In Summary
  • The issue: Training LC officials
    Our view: The Judicial Service Commission, a government body which is mandated to teach the public about the law, should in that regard up its game and train the newly elected LCs about their roles so as to minimise the misapplication of the law

The Judiciary has commenced training of village chair- persons on how they can effectively play their primary role of administering justice as well as championing mediation of disputes in their respective jurisdictions. The maiden training saw more than 600 village chairpersons trained in Luweero District.

During the training, cases involving land disputes featured most, which was obvious, given that land disputes are rampant, not only in Luweero but also across the country. It is now coming to a year since Local Council chairpersons were voted into office that had been vacant for nearly two decades.

Local Council chairpersons, who superintend over the village courts, are best suited to explore the option of Alternative Dispute Resolution (ADR), which primarily encourages settling of disputes through arbitration. That leaves all the affected parties in a win-win situation.

The process entails settling of village disputes through negotiation initiated by trusted elders and LC chairpersons as opposed to resorting to expensive and tedious litigation whose results (judgment) leave one party bitter and condemned to pay costs.

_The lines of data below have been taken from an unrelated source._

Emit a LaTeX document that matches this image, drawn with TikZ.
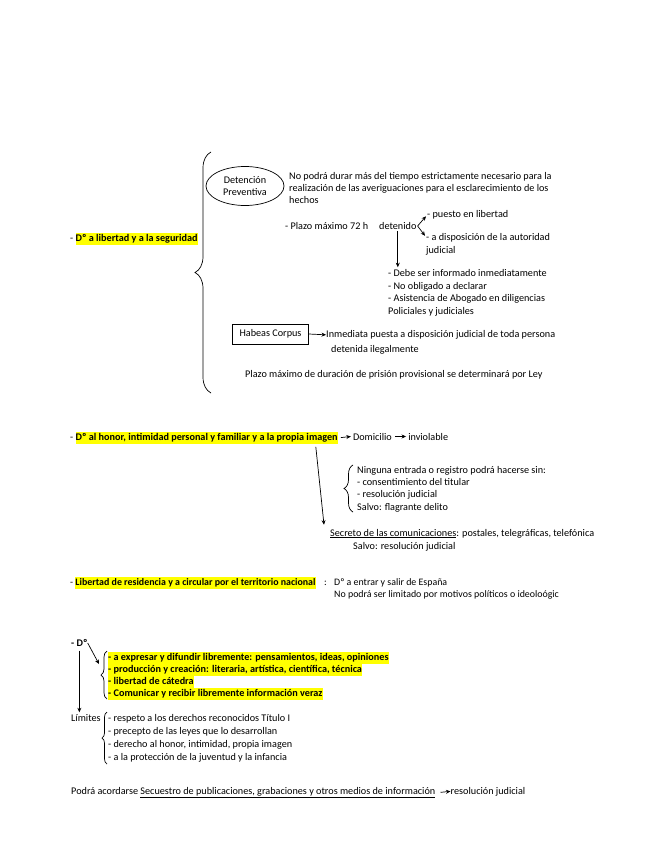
\documentclass[tikz,border=0pt]{standalone}
\usepackage{fontspec}
\setmainfont{Carlito}
\usetikzlibrary{decorations.pathreplacing,arrows.meta,shapes.geometric}
\definecolor{hly}{RGB}{255,255,0}
\newcommand\hlt[1]{{\setlength{\fboxsep}{0pt}\colorbox{hly}{\strut #1}}}
\tikzset{
  txt/.style={anchor=base west, inner sep=0pt, font=\fontsize{10.2}{12}\selectfont},
  stxt/.style={anchor=base west, inner sep=0pt, font=\fontsize{9.9}{11.8}\selectfont},
  arr/.style={-{Stealth[length=4.5pt,width=4pt]}, line width=0.7pt},
  brc/.style={decorate, decoration={brace, amplitude=#1}, line width=0.7pt},
  brc/.default=6
}
\begin{document}
\begin{tikzpicture}[x=1pt,y=-1pt]
\useasboundingbox[fill=white] (0,0) rectangle (655,848);

% ---------- Section 1 ----------
\node[txt] (lib) at (70,241.5) {- \hlt{\textbf{Dº a libertad y a la seguridad}}};
\draw[brc=16] (211,393) -- (211,152);

\node[draw, ellipse, line width=0.7pt, minimum width=78, minimum height=39, inner sep=0pt, align=center,
      font=\fontsize{10.2}{12}\selectfont] (ell) at (245,186) {Detención\\Preventiva};
\node[txt] (np1) at (289,179.5) {No podrá durar más del tiempo estrictamente necesario para la};
\node[txt] (np2) at (289,191.5) {realización de las averiguaciones para el esclarecimiento de los};
\node[txt] (np3) at (289,203.5) {hechos};

\node[txt] (plazo) at (285,229) {- Plazo máximo 72 h};
\node[txt] (det) at (379,229) {detenido};
\node[txt] (puesto) at (427,217) {- puesto en libertad};
\node[txt] (disp1) at (426,240.5) {- a disposición de la autoridad};
\node[txt] (disp2) at (426,253.5) {judicial};
\draw[arr] ([shift={(1pt,3pt)}]det.base east) -- ([shift={(-1pt,-2pt)}]puesto.west);
\draw[arr] ([shift={(1pt,3pt)}]det.base east) -- ([shift={(-1pt,2pt)}]disp1.west);

\node[txt] (debe1) at (388,276.5) {- Debe ser informado inmediatamente};
\node[txt] (debe2) at (388,289) {- No obligado a declarar};
\node[txt] (debe3) at (388,301.5) {- Asistencia de Abogado en diligencias};
\node[txt] (debe4) at (388,314) {Policiales y judiciales};
\draw[arr] ([yshift=-2pt]det.south) -- ([yshift=2pt]det.south |- debe1.north);

\node[draw, line width=0.7pt, minimum width=76, minimum height=20, inner sep=0pt,
      font=\fontsize{10.2}{12}\selectfont] (hab) at (270.5,334) {Habeas Corpus};
\node[txt] (inm1) at (326,337.5) {Inmediata puesta a disposición judicial de toda persona};
\node[txt] (inm2) at (331,352) {detenida ilegalmente};
\draw[arr] (hab.east) -- (inm1.west);
\node[txt] (pris) at (245,377.5) {Plazo máximo de duración de prisión provisional se determinará por Ley};

% ---------- Section 2 ----------
\node[txt] (hon) at (70,440) {- \hlt{\textbf{Dº al honor, intimidad personal y familiar y a la propia imagen}}};
\node[txt] (dom) at ([xshift=15pt]hon.base east) {Domicilio};
\node[txt] (inv) at ([xshift=16pt]dom.base east) {inviolable};
\draw[arr] ([xshift=3pt]hon.east) -- ([xshift=-2pt]dom.west);
\draw[arr] ([xshift=3pt]dom.east) -- ([xshift=-2pt]inv.west);

\draw[brc=9] (353,512) -- (353,465);
\node[txt] (nin1) at (357,473.5) {Ninguna entrada o registro podrá hacerse sin:};
\node[txt] (nin2) at (357,485.5) {- consentimiento del titular};
\node[txt] (nin3) at (357,497.5) {- resolución judicial};
\node[txt] (nin4) at (357,510) {Salvo: flagrante delito};

\node[txt] (secr) at (330,536) {\underline{Secreto de las comunicaciones}: postales, telegráficas, telefónica};
\node[txt] (salv) at (353,549) {Salvo: resolución judicial};
\draw[arr] ([xshift=-22pt,yshift=-3pt]hon.south east) -- ([shift={(-6pt,4pt)}]secr.north west);

% ---------- Section 3 ----------
\node[stxt] (res) at (70,585.5) {- \hlt{\textbf{Libertad de residencia y a circular por el territorio nacional}}};
\node[stxt] (colon) at (324,585.5) {:};
\node[stxt] (entr) at (334,585.5) {Dº a entrar y salir de España};
\node[stxt] (lim2) at (334,597.5) {No podrá ser limitado por motivos políticos o ideoloógic};

% ---------- Section 4 ----------
\node[txt] (d4) at (71,646.5) {\textbf{- Dº}};
\coordinate (c4) at (99,664);
\draw[arr] (d4.east) -- (c4);
\draw[brc=6] (107,699) -- (107,651);
\node[txt] (e1) at (108,660) {\hlt{\textbf{- a expresar y difundir libremente: pensamientos, ideas, opiniones}}};
\node[txt] (e2) at (108,672.2) {\hlt{\textbf{- producción y creación: literaria, artística, científica, técnica}}};
\node[txt] (e3) at (108,684.4) {\hlt{\textbf{- libertad de cátedra}}};
\node[txt] (e4) at (108,696.6) {\hlt{\textbf{- Comunicar y recibir libremente información veraz}}};

\node[txt] (lim) at (71,721.5) {Límites};
\draw[arr] ([yshift=-4pt]d4.south) -- ([yshift=2pt]d4.south |- lim.north);
\draw[brc=5] (107,764) -- (107,712);
\node[txt] (l1) at (108,721.5) {- respeto a los derechos reconocidos Título I};
\node[txt] (l2) at (108,734.5) {- precepto de las leyes que lo desarrollan};
\node[txt] (l3) at (108,747.5) {- derecho al honor, intimidad, propia imagen};
\node[txt] (l4) at (108,760.5) {- a la protección de la juventud y la infancia};

% ---------- Final line ----------
\node[txt] (pod) at (71,794) {Podrá acordarse \underline{Secuestro de publicaciones, grabaciones y otros medios de información}};
\node[txt] (resj) at ([xshift=15pt]pod.base east) {resolución judicial};
\draw[arr] ([xshift=5pt]pod.east) -- (resj.west);
\end{tikzpicture}
\end{document}
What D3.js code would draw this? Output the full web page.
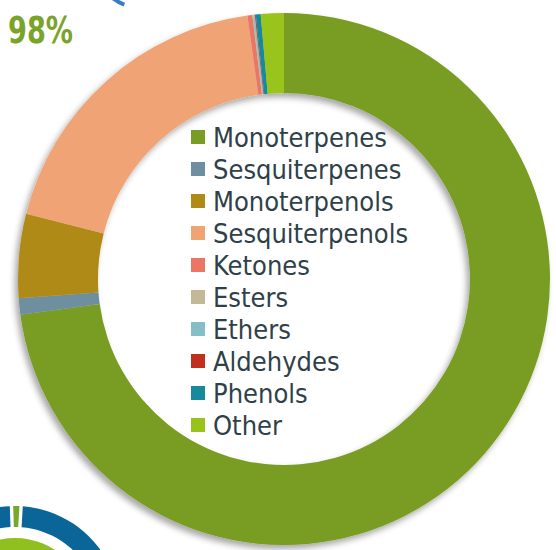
<!DOCTYPE html>
<html>
<head>
<meta charset="utf-8">
<script src="https://cdn.jsdelivr.net/npm/d3@7"></script>
<style>
  html, body { margin: 0; padding: 0; background: #fff; }
  svg { display: block; }
</style>
</head>
<body>
<svg id="chart"></svg>
<script>
(function () {
    const categories = ['Monoterpenes', 'Sesquiterpenes', 'Monoterpenols', 'Sesquiterpenols',
        'Ketones', 'Esters', 'Ethers', 'Aldehydes', 'Phenols', 'Other'];
    const values = [73.0, 1.0, 5.1, 18.9, 0.3, 0.05, 0.1, 0.05, 0.3, 1.4];
    const colors = ['#799c24', '#6e8fa0', '#b08a16', '#f0a474', '#ea7666',
        '#c4b996', '#86bec8', '#c0301c', '#198a9c', '#98c41a'];

    // neighbouring slide fragments (cut off by the crop)
    const sideLabel = '98%';
    const sideValues = [1.07, 98.93];
    const sideColors = ['#76a82a', '#0a6699'];

    const W = 556, H = 550;
    const cx = 284, cy = 279, outerR = 266, innerR = 186;

    const svg = d3.select('#chart').attr('width', W).attr('height', H);

    const defs = svg.append('defs');
    const f = defs.append('filter').attr('id', 'shadow')
        .attr('x', '-10%').attr('y', '-10%').attr('width', '120%').attr('height', '120%');
    f.append('feDropShadow')
        .attr('dx', -3).attr('dy', 4).attr('stdDeviation', 3)
        .attr('flood-color', '#000').attr('flood-opacity', 0.35);

    // --- fragments of the neighbouring charts
    svg.append('text')
        .attr('x', 8).attr('y', 43)
        .attr('font-family', "'DejaVu Sans Condensed', 'DejaVu Sans', sans-serif")
        .attr('font-weight', 'bold')
        .attr('font-size', 38)
        .attr('textLength', 65).attr('lengthAdjust', 'spacingAndGlyphs')
        .attr('fill', '#7aa32a')
        .text(sideLabel);

    svg.append('path')
        .attr('d', d3.arc()({ innerRadius: 40, outerRadius: 40, startAngle: 3.49, endAngle: 3.81 }))
        .attr('transform', 'translate(138,-33)')
        .attr('fill', 'none').attr('stroke', '#3a7cc4')
        .attr('stroke-width', 4).attr('stroke-linecap', 'round');

    const sidePie = d3.pie().sort(null)
        .startAngle(-0.0335).endAngle(2 * Math.PI - 0.0335).padAngle(0.025);
    const sideG = svg.append('g').attr('transform', 'translate(15,611)');
    sideG.selectAll('path.ring')
        .data(sidePie(sideValues))
        .join('path')
        .attr('class', 'ring')
        .attr('d', d3.arc().innerRadius(84).outerRadius(105))
        .attr('fill', (d, i) => sideColors[i]);
    sideG.append('circle').attr('r', 73).attr('fill', '#8fc01f');

    // --- main donut
    const pie = d3.pie().sort(null).value(d => d);
    const arc = d3.arc().innerRadius(innerR).outerRadius(outerR);

    const g = svg.append('g')
        .attr('transform', `translate(${cx},${cy})`)
        .attr('filter', 'url(#shadow)');
    g.selectAll('path.slice')
        .data(pie(values))
        .join('path')
        .attr('class', 'slice')
        .attr('d', arc)
        .attr('fill', (d, i) => colors[i])
        .append('title')
        .text((d, i) => `${categories[i]}: ${values[i]}%`);

    // --- legend inside the hole
    const y = d3.scalePoint().domain(categories).range([137, 425]);
    const lg = svg.append('g');
    const rows = lg.selectAll('g.row')
        .data(categories)
        .join('g')
        .attr('class', 'row')
        .attr('transform', d => `translate(0,${y(d)})`);
    rows.append('rect')
        .attr('x', 191).attr('y', -7)
        .attr('width', 14).attr('height', 14)
        .attr('fill', (d, i) => colors[i]);
    rows.append('text')
        .attr('x', 213).attr('dy', '0.36em')
        .attr('font-family', "'DejaVu Sans Condensed', 'DejaVu Sans', sans-serif")
        .attr('font-stretch', 'condensed')
        .attr('font-size', 27)
        .attr('fill', '#2f4148')
        .text(d => d);
})();
</script>
</body>
</html>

If arbitration is popularised, it can save the spillover of small disputes into the formal courts, lessening the already existing huge case backlog that is standing at 37,827 cases, according to the 2015 Judiciary case census report.

However, despite being in existence for about a year, one of our reporters while attending a judicial outreach last week in Kalangala District, realised that LC1 chairpersons are not well conversant with their roles as set out in the Local Government Act.

For example, they were asking complainants to pay filing fees ranging between Shs2,000 and Shs5,000, yet the law recommends a filing fee of Shs500.
One wonders how widespread the misapplication of the law by LC chairpersons is as they administer justice to the grassroots communities, who are majority litigants.

The Judicial Service Commission, a government body, which is mandated to teach the public about the law, should in that regard up its game and train the newly elected LCs about their roles so as to minimise the misapplication of the law.

In the meantime, we also implore the Judiciary to spread out its wings and conduct training programmes for the LC1 chairpersons countrywide on how best they can handle mediation as recently promised by Chief Justice Bart Katureebe in Luweero District.